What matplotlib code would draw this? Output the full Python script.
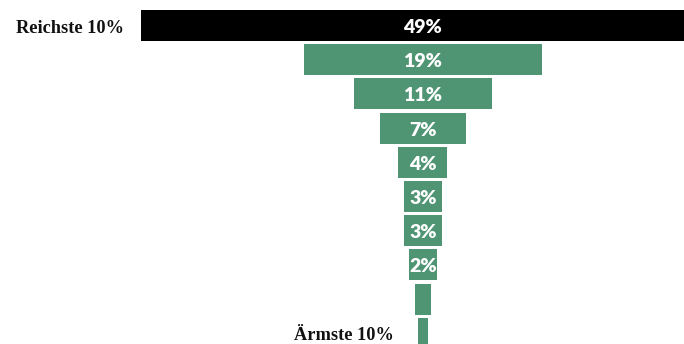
import matplotlib
matplotlib.use("Agg")
import matplotlib.pyplot as plt

# Data (top = richest decile, bottom = poorest decile)
deciles = ["Reichste 10%", "", "", "", "", "", "", "", "", "Ärmste 10%"]
shares = [49, 19, 11, 6.9, 3.9, 3.0, 3.0, 2.2, 1.3, 0.8]
value_labels = ["49%", "19%", "11%", "7%", "4%", "3%", "3%", "2%", "", ""]
bar_colors = ["#000000"] + ["#4f9473"] * 9

W, H = 684, 344
fig = plt.figure(figsize=(W / 100, H / 100), dpi=100)
ax_left_px = 141
ax = fig.add_axes([ax_left_px / W, 0, 1 - ax_left_px / W, 1])

px_per_unit = 12.5
center_px = 422.8
xl = -(center_px - ax_left_px) / px_per_unit
xr = (W - center_px) / px_per_unit
ax.set_xlim(xl, xr)

row0_px = 25.5
pitch = 34.2
ax.set_ylim((H - row0_px) / pitch, -row0_px / pitch)

ys = list(range(len(shares)))
lefts = [-v / 2 for v in shares]
ax.barh(ys, shares, left=lefts, height=0.906, color=bar_colors, edgecolor="none")

for y, v, lab in zip(ys, shares, value_labels):
    if lab:
        ax.annotate(lab, xy=(0, y), xytext=(0, -7.5), textcoords="offset pixels",
                    ha="center", va="baseline", color="white",
                    fontsize=14, fontweight="heavy", family=["Lato", "DejaVu Sans"])

serif = ["Liberation Serif", "DejaVu Serif"]
# richest label: left of clipped bar
ax.annotate(deciles[0], xy=(max(lefts[0], xl), 0), xytext=(-17, -7.5),
            textcoords="offset pixels", ha="right", va="baseline",
            fontsize=13.2, fontweight="bold", family=serif, color="#111111",
            annotation_clip=False)
ax.annotate(deciles[-1], xy=(lefts[-1], ys[-1]), xytext=(-24, -6.5),
            textcoords="offset pixels", ha="right", va="baseline",
            fontsize=13.2, fontweight="bold", family=serif, color="#111111",
            annotation_clip=False)

ax.axis("off")
fig.savefig("out.png", dpi=100)
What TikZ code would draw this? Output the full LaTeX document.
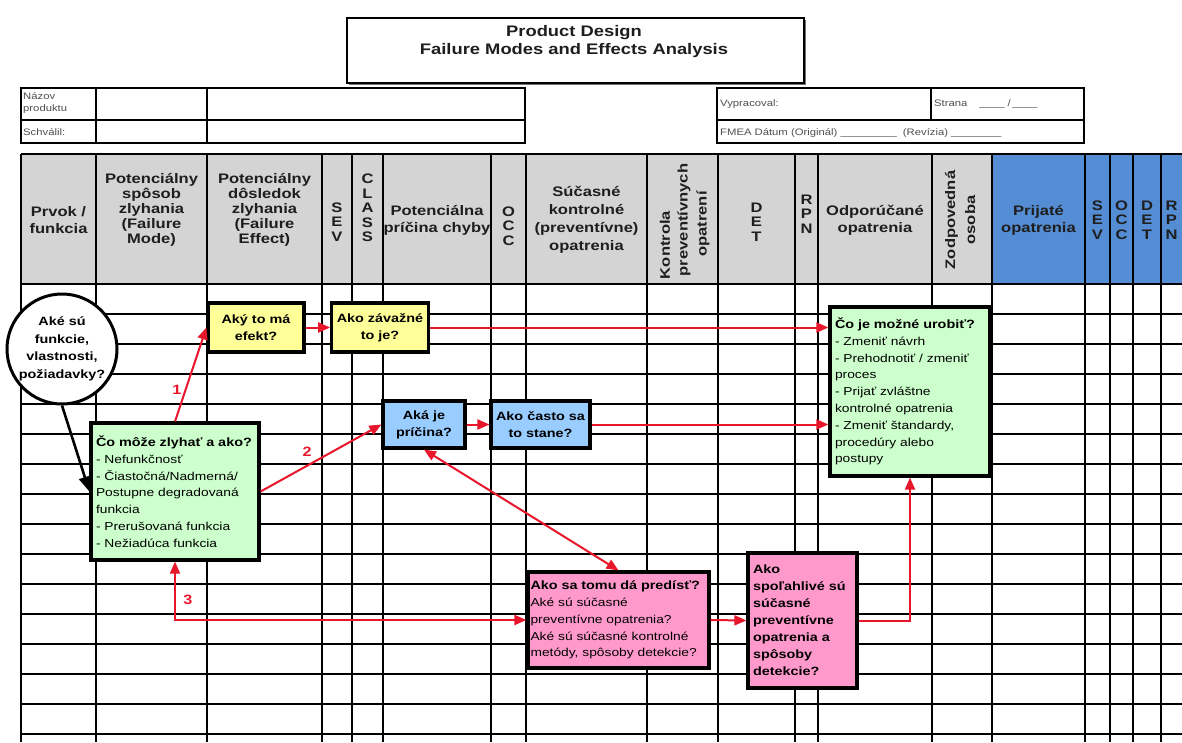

• • • •

> _Your task_: Reproduce the whole listing exactly, but not the images in it.

> _Written reply_:
What matplotlib code would draw this? Output the full Python script.
import matplotlib
matplotlib.use("Agg")
import matplotlib.pyplot as plt

# Data (top = richest decile, bottom = poorest decile)
deciles = ["Reichste 10%", "", "", "", "", "", "", "", "", "Ärmste 10%"]
shares = [49, 19, 11, 6.9, 3.9, 3.0, 3.0, 2.2, 1.3, 0.8]
value_labels = ["49%", "19%", "11%", "7%", "4%", "3%", "3%", "2%", "", ""]
bar_colors = ["#000000"] + ["#4f9473"] * 9

W, H = 684, 344
fig = plt.figure(figsize=(W / 100, H / 100), dpi=100)
ax_left_px = 141
ax = fig.add_axes([ax_left_px / W, 0, 1 - ax_left_px / W, 1])

px_per_unit = 12.5
center_px = 422.8
xl = -(center_px - ax_left_px) / px_per_unit
xr = (W - center_px) / px_per_unit
ax.set_xlim(xl, xr)

row0_px = 25.5
pitch = 34.2
ax.set_ylim((H - row0_px) / pitch, -row0_px / pitch)

ys = list(range(len(shares)))
lefts = [-v / 2 for v in shares]
ax.barh(ys, shares, left=lefts, height=0.906, color=bar_colors, edgecolor="none")

for y, v, lab in zip(ys, shares, value_labels):
    if lab:
        ax.annotate(lab, xy=(0, y), xytext=(0, -7.5), textcoords="offset pixels",
                    ha="center", va="baseline", color="white",
                    fontsize=14, fontweight="heavy", family=["Lato", "DejaVu Sans"])

serif = ["Liberation Serif", "DejaVu Serif"]
# richest label: left of clipped bar
ax.annotate(deciles[0], xy=(max(lefts[0], xl), 0), xytext=(-17, -7.5),
            textcoords="offset pixels", ha="right", va="baseline",
            fontsize=13.2, fontweight="bold", family=serif, color="#111111",
            annotation_clip=False)
ax.annotate(deciles[-1], xy=(lefts[-1], ys[-1]), xytext=(-24, -6.5),
            textcoords="offset pixels", ha="right", va="baseline",
            fontsize=13.2, fontweight="bold", family=serif, color="#111111",
            annotation_clip=False)

ax.axis("off")
fig.savefig("out.png", dpi=100)
What TikZ code would draw this? Output the full LaTeX document.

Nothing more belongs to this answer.